Pour Caroline Rouen-Mallet, cette proposition de loi doit en effet être le point de départ d’un véritable accompagnement du parent sur le territoire numérique. « Les parents offrent le Smartphone, mais ne délivrent pas le mode d’emploi qui va avec », regrette-t-elle. Le téléphone de l’enfant devient alors « un objet sacré, un territoire privé » que le parent ne s’autorise pas à explorer.

Le 6 mars, le palais Bourbon ira plus loin encore. Les députés examineront un texte de la députée macroniste Caroline Janvier visant à prévenir les risques pour les plus jeunes enfants d’une exposition excessive aux écrans.

Une proposition de loi du député Renaissance Bruno Studer sera également au menu, visant à « garantir le respect du droit à l’image des enfants », y compris face à certains parents diffusant sans limite des images de leurs enfants sur Internet.
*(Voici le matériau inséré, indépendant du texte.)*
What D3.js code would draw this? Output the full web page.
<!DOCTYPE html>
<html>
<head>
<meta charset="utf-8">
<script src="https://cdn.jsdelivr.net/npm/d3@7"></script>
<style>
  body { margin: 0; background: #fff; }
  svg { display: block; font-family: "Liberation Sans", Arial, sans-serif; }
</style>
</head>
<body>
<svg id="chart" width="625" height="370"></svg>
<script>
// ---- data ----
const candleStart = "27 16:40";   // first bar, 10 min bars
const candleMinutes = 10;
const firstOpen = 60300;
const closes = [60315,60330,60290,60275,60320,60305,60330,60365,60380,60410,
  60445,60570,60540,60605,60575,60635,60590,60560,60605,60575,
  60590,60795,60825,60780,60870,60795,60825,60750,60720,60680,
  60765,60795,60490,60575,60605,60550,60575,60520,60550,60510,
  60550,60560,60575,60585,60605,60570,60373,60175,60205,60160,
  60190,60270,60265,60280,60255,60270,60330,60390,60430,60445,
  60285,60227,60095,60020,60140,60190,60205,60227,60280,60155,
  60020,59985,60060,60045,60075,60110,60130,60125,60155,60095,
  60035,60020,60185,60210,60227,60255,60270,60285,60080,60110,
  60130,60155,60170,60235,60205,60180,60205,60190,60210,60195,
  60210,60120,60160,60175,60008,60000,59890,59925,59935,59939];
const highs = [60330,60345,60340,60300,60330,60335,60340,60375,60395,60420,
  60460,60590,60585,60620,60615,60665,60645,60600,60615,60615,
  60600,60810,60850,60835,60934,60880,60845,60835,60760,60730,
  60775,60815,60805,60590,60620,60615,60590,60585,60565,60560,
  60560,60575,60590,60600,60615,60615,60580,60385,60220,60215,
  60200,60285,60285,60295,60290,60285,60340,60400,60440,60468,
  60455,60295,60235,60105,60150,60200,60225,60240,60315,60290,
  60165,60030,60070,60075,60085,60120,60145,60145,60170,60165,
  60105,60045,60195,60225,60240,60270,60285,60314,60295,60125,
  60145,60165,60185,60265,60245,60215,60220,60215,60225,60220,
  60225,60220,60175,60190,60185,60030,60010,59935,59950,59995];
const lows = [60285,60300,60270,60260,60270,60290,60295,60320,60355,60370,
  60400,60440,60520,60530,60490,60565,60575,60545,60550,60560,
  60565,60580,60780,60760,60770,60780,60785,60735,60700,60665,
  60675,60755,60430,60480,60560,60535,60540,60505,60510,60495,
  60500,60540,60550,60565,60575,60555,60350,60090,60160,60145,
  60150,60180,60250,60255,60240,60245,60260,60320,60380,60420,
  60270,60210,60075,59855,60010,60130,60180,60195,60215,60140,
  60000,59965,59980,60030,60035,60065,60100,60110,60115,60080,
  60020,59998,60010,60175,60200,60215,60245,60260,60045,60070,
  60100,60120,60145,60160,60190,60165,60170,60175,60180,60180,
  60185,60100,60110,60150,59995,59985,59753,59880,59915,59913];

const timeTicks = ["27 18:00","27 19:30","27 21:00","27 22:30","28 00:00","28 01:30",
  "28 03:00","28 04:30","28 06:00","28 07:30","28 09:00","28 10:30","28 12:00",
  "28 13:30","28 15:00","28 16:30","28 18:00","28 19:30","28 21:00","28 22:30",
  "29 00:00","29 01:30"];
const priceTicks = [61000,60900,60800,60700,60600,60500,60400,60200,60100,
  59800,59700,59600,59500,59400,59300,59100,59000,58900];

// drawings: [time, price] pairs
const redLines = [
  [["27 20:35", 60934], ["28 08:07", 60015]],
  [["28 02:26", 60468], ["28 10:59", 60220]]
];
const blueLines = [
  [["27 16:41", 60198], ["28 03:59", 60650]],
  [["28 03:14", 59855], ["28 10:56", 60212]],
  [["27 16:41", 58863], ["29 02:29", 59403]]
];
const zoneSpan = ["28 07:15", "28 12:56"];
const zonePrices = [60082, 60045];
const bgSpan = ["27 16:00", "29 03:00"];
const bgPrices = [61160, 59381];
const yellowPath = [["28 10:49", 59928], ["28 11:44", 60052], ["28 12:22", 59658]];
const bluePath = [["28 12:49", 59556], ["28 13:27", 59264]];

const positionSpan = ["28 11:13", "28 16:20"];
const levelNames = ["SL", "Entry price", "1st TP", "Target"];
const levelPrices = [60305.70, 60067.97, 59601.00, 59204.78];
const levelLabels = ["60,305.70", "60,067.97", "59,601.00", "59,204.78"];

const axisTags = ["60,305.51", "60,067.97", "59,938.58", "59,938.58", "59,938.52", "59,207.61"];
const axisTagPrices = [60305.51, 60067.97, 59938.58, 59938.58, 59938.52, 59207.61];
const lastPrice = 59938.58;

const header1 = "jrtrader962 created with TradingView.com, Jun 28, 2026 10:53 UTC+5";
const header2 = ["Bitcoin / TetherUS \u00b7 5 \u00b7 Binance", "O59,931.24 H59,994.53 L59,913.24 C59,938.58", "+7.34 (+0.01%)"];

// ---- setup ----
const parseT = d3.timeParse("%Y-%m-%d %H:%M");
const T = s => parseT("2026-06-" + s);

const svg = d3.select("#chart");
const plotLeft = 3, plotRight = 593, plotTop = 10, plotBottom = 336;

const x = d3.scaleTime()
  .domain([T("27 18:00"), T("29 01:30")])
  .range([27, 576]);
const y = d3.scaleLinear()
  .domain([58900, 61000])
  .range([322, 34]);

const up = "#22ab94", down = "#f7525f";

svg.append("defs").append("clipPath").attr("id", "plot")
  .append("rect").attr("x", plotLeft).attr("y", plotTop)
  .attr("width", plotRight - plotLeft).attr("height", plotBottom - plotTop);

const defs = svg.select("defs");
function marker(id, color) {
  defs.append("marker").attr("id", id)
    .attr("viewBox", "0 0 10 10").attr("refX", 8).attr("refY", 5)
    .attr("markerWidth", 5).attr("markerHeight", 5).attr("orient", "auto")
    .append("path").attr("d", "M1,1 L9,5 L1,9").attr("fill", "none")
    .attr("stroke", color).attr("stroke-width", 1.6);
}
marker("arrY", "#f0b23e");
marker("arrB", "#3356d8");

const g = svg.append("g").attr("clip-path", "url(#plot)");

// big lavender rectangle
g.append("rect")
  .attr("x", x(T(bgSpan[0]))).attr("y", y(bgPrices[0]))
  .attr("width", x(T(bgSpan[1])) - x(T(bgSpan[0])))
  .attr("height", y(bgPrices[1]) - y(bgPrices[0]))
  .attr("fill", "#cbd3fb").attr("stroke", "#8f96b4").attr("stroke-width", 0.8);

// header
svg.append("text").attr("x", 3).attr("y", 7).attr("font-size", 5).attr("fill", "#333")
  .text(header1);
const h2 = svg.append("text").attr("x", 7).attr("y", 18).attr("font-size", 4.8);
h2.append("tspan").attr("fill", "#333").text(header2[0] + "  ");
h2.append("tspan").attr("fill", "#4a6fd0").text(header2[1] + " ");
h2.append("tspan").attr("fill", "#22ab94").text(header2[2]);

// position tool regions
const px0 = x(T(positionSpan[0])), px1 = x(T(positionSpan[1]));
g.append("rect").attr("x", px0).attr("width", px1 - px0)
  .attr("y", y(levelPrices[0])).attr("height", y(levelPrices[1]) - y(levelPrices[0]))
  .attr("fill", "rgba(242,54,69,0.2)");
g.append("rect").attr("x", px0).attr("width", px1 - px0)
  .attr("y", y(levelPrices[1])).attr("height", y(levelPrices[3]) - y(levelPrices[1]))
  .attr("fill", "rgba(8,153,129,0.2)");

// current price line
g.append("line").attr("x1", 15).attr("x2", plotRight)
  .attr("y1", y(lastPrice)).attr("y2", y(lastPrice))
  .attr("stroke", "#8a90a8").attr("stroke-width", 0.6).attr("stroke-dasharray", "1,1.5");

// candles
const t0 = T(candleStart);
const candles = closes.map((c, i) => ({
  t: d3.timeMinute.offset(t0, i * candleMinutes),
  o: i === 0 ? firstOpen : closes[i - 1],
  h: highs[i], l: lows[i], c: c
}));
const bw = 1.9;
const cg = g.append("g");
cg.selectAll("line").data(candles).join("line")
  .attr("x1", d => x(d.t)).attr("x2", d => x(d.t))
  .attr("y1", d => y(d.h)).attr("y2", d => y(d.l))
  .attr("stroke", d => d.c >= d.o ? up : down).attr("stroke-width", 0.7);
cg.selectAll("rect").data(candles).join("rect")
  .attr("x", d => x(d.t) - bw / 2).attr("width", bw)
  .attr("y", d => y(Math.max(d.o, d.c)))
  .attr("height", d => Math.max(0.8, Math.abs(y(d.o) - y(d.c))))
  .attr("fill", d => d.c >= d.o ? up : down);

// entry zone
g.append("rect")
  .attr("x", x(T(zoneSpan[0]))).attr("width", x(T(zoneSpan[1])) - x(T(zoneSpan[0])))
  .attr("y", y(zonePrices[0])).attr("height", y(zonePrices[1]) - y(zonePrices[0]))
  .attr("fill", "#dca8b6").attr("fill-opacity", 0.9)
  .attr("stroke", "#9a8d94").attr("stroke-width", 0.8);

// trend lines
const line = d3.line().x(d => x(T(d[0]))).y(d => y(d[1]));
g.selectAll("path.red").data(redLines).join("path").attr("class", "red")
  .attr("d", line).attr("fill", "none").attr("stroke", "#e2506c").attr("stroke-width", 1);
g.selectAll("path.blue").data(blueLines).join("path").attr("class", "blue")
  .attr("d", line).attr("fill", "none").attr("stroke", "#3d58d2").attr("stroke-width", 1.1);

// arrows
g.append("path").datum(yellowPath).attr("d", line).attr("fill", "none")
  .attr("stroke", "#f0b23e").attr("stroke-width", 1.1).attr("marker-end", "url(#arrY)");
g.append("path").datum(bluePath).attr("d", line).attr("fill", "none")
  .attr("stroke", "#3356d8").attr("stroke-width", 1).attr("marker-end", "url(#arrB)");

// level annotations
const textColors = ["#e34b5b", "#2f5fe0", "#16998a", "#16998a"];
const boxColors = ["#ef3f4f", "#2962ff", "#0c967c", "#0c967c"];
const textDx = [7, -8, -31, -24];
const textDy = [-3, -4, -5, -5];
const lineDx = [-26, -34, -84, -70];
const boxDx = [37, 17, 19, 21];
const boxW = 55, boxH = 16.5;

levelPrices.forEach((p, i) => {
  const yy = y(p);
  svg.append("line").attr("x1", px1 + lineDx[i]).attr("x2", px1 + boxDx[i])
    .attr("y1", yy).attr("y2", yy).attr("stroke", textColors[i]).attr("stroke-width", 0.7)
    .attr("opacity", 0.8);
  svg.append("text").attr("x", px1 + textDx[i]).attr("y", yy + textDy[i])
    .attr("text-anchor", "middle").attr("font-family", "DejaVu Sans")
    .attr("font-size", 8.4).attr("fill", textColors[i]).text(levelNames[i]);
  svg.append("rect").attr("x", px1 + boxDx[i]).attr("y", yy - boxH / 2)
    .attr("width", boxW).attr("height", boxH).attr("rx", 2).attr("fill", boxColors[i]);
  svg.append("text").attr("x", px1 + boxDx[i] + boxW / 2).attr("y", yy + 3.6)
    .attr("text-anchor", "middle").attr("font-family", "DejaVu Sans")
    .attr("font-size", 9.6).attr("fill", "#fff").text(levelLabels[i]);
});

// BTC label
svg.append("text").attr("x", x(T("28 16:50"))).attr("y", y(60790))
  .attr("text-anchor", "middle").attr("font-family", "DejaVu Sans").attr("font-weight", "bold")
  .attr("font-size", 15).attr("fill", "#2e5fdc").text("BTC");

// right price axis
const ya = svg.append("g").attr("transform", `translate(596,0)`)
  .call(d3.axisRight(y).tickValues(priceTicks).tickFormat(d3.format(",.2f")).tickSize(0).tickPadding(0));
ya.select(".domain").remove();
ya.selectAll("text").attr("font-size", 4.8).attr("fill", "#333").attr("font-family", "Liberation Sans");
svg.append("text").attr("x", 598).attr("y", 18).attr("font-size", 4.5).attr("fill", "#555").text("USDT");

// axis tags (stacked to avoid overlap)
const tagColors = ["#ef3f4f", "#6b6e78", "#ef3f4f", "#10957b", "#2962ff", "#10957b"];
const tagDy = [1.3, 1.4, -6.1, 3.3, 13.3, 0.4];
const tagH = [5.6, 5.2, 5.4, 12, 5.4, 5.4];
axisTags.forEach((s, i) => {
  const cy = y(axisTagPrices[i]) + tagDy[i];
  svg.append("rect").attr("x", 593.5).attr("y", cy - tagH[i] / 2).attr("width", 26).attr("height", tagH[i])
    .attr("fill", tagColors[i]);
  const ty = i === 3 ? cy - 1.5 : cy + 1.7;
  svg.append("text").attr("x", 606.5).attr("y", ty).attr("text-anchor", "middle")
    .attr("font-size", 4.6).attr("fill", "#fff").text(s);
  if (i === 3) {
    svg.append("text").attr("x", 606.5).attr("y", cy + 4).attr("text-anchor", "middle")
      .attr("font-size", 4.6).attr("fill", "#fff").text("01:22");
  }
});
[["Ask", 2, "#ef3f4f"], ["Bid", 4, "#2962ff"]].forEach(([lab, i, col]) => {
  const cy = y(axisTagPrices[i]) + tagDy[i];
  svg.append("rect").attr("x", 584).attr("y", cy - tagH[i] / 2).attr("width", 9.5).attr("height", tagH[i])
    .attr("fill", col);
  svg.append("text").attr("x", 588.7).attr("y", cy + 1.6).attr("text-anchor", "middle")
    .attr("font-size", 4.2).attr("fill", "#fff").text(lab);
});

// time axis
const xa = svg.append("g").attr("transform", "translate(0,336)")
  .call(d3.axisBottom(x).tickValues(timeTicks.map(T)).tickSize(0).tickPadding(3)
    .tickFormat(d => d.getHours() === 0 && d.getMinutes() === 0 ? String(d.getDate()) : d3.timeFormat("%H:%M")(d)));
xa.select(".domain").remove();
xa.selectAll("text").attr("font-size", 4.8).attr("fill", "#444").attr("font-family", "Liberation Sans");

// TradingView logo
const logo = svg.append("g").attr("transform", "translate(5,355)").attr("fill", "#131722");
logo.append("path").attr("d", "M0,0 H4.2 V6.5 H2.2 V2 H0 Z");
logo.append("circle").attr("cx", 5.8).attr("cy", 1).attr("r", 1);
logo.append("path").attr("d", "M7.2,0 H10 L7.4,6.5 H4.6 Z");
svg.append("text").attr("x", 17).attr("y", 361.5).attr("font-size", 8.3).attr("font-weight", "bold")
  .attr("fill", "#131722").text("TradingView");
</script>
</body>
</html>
En effet, selon une étude de Microsoft, publiée en 2019, quatre adolescents sur dix trouvent que leurs parents les ont trop exposés sur les réseaux. 
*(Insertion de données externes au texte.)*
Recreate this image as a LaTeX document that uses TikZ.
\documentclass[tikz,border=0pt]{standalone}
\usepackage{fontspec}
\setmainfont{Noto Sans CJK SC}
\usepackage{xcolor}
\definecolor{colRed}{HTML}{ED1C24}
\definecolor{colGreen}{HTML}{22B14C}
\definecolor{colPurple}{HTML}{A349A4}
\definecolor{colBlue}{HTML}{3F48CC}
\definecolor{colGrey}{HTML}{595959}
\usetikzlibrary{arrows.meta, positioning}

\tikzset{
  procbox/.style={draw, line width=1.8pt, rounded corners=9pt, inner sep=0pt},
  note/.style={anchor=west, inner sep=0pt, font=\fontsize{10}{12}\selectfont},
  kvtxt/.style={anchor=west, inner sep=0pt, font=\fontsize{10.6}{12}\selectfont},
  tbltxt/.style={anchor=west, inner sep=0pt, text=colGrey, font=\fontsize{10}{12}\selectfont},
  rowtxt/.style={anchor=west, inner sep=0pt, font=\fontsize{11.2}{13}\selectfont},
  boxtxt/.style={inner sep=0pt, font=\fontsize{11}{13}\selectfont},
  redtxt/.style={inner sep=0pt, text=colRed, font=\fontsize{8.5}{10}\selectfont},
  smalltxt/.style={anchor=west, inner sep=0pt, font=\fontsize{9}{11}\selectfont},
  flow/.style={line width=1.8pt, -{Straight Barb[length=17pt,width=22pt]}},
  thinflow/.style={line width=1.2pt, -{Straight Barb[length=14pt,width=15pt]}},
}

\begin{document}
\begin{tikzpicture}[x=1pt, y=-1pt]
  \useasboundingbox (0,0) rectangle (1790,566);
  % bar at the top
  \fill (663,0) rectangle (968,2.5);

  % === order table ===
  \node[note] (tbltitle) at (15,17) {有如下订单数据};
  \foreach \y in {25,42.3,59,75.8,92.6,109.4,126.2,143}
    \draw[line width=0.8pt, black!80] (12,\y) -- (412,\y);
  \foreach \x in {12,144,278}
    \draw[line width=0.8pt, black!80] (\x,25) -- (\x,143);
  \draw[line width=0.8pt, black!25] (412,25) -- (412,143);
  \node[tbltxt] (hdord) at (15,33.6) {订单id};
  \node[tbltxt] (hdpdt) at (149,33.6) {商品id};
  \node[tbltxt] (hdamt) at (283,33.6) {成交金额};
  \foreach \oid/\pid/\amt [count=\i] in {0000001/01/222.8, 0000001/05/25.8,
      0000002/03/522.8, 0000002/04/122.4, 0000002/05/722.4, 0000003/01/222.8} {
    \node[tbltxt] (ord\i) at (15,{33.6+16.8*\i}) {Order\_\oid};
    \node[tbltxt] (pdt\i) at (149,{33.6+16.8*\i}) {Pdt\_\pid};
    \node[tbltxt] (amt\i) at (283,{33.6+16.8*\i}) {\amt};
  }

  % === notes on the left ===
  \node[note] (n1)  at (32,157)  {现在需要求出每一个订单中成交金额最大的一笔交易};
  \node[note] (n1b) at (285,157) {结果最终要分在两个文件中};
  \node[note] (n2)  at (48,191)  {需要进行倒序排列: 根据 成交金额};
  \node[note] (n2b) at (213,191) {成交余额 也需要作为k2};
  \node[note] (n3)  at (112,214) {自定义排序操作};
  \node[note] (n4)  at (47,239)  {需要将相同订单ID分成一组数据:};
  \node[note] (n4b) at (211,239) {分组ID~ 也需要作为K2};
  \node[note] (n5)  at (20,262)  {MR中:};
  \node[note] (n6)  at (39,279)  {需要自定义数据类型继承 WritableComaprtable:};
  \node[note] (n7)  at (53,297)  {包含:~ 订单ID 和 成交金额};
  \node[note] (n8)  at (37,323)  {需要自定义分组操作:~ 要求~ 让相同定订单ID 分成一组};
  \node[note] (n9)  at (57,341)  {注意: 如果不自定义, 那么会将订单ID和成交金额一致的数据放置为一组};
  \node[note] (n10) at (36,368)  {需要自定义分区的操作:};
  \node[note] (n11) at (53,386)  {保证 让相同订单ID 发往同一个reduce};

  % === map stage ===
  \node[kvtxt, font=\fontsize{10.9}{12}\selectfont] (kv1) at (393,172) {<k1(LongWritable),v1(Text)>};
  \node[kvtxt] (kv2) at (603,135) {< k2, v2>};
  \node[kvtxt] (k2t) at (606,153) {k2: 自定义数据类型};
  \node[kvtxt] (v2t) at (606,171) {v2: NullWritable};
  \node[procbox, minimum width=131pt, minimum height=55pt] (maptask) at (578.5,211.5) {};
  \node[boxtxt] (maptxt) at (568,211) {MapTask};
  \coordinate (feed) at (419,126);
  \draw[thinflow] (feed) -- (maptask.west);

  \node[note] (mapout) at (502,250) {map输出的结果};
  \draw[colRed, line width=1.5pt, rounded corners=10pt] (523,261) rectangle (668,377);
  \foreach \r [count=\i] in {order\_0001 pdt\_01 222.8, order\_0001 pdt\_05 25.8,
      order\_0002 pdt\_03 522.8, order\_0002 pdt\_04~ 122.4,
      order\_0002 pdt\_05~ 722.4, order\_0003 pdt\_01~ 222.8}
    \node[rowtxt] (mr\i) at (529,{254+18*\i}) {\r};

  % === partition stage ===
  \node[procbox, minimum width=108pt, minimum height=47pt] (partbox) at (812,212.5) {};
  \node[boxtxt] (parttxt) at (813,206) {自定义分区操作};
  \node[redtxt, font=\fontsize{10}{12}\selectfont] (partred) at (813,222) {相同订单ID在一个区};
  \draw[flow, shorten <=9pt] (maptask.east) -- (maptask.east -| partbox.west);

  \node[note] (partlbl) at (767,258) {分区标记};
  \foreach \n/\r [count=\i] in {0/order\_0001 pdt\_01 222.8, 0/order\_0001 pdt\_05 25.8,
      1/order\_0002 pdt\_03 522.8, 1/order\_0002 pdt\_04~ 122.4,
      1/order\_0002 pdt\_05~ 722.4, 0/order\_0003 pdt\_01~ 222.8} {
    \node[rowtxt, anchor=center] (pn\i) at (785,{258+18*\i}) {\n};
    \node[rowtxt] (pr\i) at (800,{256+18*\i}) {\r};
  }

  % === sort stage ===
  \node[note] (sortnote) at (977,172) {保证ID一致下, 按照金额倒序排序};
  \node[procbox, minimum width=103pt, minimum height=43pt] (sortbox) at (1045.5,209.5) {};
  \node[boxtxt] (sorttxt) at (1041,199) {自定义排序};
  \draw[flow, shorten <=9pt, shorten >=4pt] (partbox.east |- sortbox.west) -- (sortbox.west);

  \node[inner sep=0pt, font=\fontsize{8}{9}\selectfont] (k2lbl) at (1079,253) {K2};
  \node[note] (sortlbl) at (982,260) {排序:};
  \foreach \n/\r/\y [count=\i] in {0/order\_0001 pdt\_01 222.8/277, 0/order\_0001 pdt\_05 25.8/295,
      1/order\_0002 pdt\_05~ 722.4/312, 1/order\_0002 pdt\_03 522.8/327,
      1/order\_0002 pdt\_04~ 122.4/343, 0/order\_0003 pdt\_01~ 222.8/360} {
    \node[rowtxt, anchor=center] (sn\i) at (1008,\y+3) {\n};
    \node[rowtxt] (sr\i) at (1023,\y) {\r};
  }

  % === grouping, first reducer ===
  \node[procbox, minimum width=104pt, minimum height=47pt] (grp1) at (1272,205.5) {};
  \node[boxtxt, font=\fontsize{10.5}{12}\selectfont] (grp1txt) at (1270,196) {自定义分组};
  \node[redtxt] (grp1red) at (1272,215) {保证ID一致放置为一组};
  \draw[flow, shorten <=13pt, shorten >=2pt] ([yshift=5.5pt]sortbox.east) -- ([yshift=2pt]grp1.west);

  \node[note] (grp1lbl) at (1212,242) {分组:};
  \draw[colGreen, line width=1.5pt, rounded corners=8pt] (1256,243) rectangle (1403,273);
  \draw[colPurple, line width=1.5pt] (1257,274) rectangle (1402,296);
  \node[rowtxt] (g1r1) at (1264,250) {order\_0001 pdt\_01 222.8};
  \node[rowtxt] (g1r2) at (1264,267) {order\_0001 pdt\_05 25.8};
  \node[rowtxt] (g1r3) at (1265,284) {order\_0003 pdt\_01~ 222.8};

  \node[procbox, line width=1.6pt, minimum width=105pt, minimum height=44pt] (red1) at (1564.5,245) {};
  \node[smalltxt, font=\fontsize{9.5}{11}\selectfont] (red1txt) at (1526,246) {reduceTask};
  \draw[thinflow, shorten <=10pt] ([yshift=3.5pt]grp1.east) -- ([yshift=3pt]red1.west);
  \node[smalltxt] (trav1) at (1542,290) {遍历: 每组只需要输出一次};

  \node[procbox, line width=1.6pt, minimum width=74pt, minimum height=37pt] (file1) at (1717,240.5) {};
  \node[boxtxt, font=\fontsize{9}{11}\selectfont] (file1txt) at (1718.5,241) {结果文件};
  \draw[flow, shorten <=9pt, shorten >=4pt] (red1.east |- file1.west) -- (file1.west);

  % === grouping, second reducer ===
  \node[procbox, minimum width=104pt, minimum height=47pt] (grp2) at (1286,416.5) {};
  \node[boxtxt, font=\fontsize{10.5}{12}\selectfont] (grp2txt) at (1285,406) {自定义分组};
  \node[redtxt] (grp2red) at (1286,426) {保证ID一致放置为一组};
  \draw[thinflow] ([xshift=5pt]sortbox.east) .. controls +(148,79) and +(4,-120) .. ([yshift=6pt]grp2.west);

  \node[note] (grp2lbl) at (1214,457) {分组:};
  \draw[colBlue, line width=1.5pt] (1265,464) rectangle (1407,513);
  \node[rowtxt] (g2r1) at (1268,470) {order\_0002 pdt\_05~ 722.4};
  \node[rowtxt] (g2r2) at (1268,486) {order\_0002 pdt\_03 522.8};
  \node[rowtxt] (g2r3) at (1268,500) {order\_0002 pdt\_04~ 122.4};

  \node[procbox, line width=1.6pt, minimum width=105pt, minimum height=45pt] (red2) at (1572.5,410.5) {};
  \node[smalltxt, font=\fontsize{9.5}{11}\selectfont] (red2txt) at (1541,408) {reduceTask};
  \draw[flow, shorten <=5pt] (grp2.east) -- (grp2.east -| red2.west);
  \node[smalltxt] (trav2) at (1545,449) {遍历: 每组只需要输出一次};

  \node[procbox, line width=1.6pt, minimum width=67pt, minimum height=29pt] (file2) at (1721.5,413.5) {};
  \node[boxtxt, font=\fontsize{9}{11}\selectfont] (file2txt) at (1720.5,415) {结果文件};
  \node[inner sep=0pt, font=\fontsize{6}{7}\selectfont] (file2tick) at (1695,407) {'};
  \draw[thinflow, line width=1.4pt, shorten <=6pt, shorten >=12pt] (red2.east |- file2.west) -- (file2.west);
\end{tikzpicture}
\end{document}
« Peut-être que la génération actuelle de jeunes parents – plus experts dans ces sujets car ayant grandi avec ces réseaux – va mieux savoir mettre en place les mécanismes de protection pour ses propres enfants », pose Caroline Rouen-Mallet. 

Toutefois, la question de l’exemplarité demeure, elle aussi, au cœur du sujet. « Quand un parent passe son temps sur son écran, à table ou dans d’autres moments de vie de famille, comment peut-il inciter son enfant à consommer moins d’écran ? », questionne encore la chercheuse.

Tout comme le verre de vin auquel le parent a droit et dont l’enfant se voit privé, le parent a des droits que l’enfant n’a pas, rappelle-t-elle. « Il faut évidemment marquer la différence entre le monde adulte et le monde de l’enfance, et que chaque consommation soit adaptée à chaque tranche d’âge », dit-elle. « Mais pour cela, il faut des discussions, de la communication, et la mise en place – à la maison mais aussi à l’école – d’une véritable éducation numérique ».